I was on the Martiki mines (located in Martin County) about 20 years ago. At that time they were starting some experimental farming practices at the mine site. I think Morehead State University was also involved. Vaguely remember touring an orchard site. The Martiki Mines are located in the same general area as the large coal slurry dam that recently failed, polluting several miles of stream.
So coincidental...I just returned from a neighborhood birthday party and asked my neighbors about this same tree -they have one in their backyard (5 years old, pretty good size).
They seem to be scattered all over Northern Virginia...along the roadside, woods, etc. Not as common as dogwoods, but more than I ever remember (look like upside down wysteria).
I also learned from my neighbor...Commodore Perry, on his first trip back from Japan, brought these seeds (Paulownia)back to his wife via Baltimore harbour...sometime around 1853. He also spoke of the invasiveness of these trees (one sapling can grow 40 feet in 1 year - can that be true?!), the potential poaching of these trees...the wood is quite valuable...the larger the tree, etc.
They are beautiful...
40 feet in one year?! I don't know. I did find a new seedling this year in the field, and I'm going to let it grow through the season to see how it does. It is already about 12" tall and twice the width of a pencil.

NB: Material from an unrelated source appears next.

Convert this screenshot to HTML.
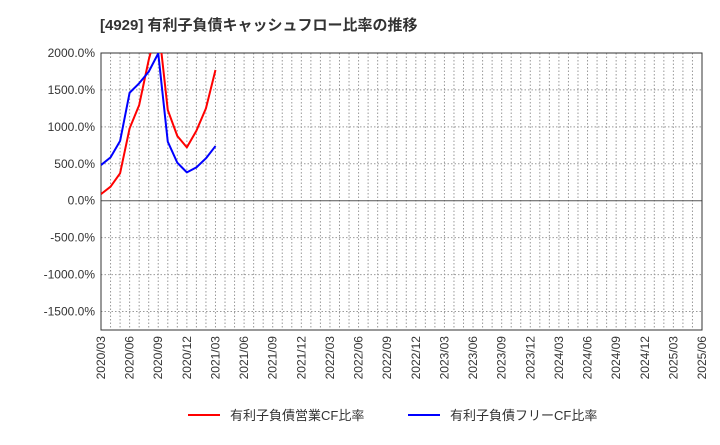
<!DOCTYPE html>
<html><head><meta charset="utf-8"><style>
body{margin:0;background:#fff;font-family:"Liberation Sans","Noto Sans CJK JP",sans-serif;}
</style></head><body>
<svg width="720" height="440" xmlns="http://www.w3.org/2000/svg" style="font-family:'Liberation Sans','Noto Sans CJK JP',sans-serif">
<text x="100" y="30" font-size="15" font-weight="bold" fill="#333">[4929]  有利子負債キャッシュフロー比率の推移</text>
<defs><clipPath id="pc"><rect x="101" y="53" width="601" height="277"/></clipPath></defs>
<g id="grid"></g>
<g id="axes"></g>
<g id="series" clip-path="url(#pc)"></g>
<g>
<line x1="188" y1="415" x2="220" y2="415" stroke="#f00" stroke-width="2"/>
<text x="230" y="420" font-size="13" fill="#333">有利子負債営業CF比率</text>
<line x1="408" y1="415" x2="440" y2="415" stroke="#00f" stroke-width="2"/>
<text x="450" y="420" font-size="13" fill="#333">有利子負債フリーCF比率</text>
</g>
</svg>
<script>
const yTicks=[2000,1500,1000,500,0,-500,-1000,-1500];
const xLabels=["2020/03","2020/06","2020/09","2020/12","2021/03","2021/06","2021/09","2021/12","2022/03","2022/06","2022/09","2022/12","2023/03","2023/06","2023/09","2023/12","2024/03","2024/06","2024/09","2024/12","2025/03","2025/06"];
const opCF=[90,190,371,980,1295,1905,2400,1228,876,722,948,1250,1770];
const freeCF=[483,587,808,1462,1590,1746,1995,799,514,384,452,574,740];
const NS="http://www.w3.org/2000/svg";
const X0=101,X1=702,Y0=53,Y1=330,YMAX=2000,YMIN=-1750,NM=63;
const xs=m=>X0+(X1-X0)*m/NM;
const ys=v=>Y0+(YMAX-v)*(Y1-Y0)/(YMAX-YMIN);
function mk(t,a,p){const e=document.createElementNS(NS,t);for(const k in a)e.setAttribute(k,a[k]);p.appendChild(e);return e;}
const grid=document.getElementById('grid'),axes=document.getElementById('axes'),ser=document.getElementById('series');
mk('rect',{x:X0,y:Y0,width:X1-X0,height:Y1-Y0,fill:'#fff'},grid);
for(let m=1;m<NM;m++){const l=mk('line',{x1:xs(m),x2:xs(m),y1:Y0,y2:Y1,stroke:'#999','stroke-width':1,'stroke-dasharray':'1.5,2'},grid);

}
yTicks.forEach(v=>{const y=ys(v);
const l=mk('line',{x1:X0,x2:X1,y1:y,y2:y,stroke:v===0?'#555':'#999','stroke-width':1,'stroke-dasharray':v===0?'none':'1.5,2'},grid);


const t=mk('text',{x:X0-6,y:y+4,'text-anchor':'end','font-size':12,fill:'#333'},axes);t.textContent=v.toFixed(1)+'%';

});
mk('rect',{x:X0,y:Y0,width:X1-X0,height:Y1-Y0,fill:'none',stroke:'#333'},axes);
xLabels.forEach((s,i)=>{const x=xs(i*3);const t=mk('text',{x:0,y:0,'text-anchor':'end','font-size':12,fill:'#333',transform:`translate(${x+4},${Y1+6}) rotate(-90)`},axes);t.textContent=s;

});
function line(d,c,n){const p=mk('polyline',{points:d.map((v,i)=>xs(i)+','+ys(v)).join(' '),fill:'none',stroke:c,'stroke-width':2,'stroke-linejoin':'round'},ser);

}
line(opCF,'#f00','operating-cf-line');
line(freeCF,'#00f','free-cf-line');
</script>
</body></html>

I'm planning to uproot it this fall and move it to a more permanent location. If it reaches 40 feet I don't think I'll be moving it. :-)
Dave... we have many of these trees along the highways in Western NC, esp. I-40 going to Knoxville; a Florida friend just asked me about them this week, and I said paulownia as that is what the natives here say. On the way back across the mountain between Franklin and Sylva yesterday, I was noting them and wondering why there weren't more seedlings. Maybe not too invasive in the Blue Ridge?
Jerseyguy..you're right about the Paulownia growing wild here. It's all over near the Schuykill River, Delaware River and Northeast Pennypack watershed. I only noticed the abundance of trees recently, since they are blooming now.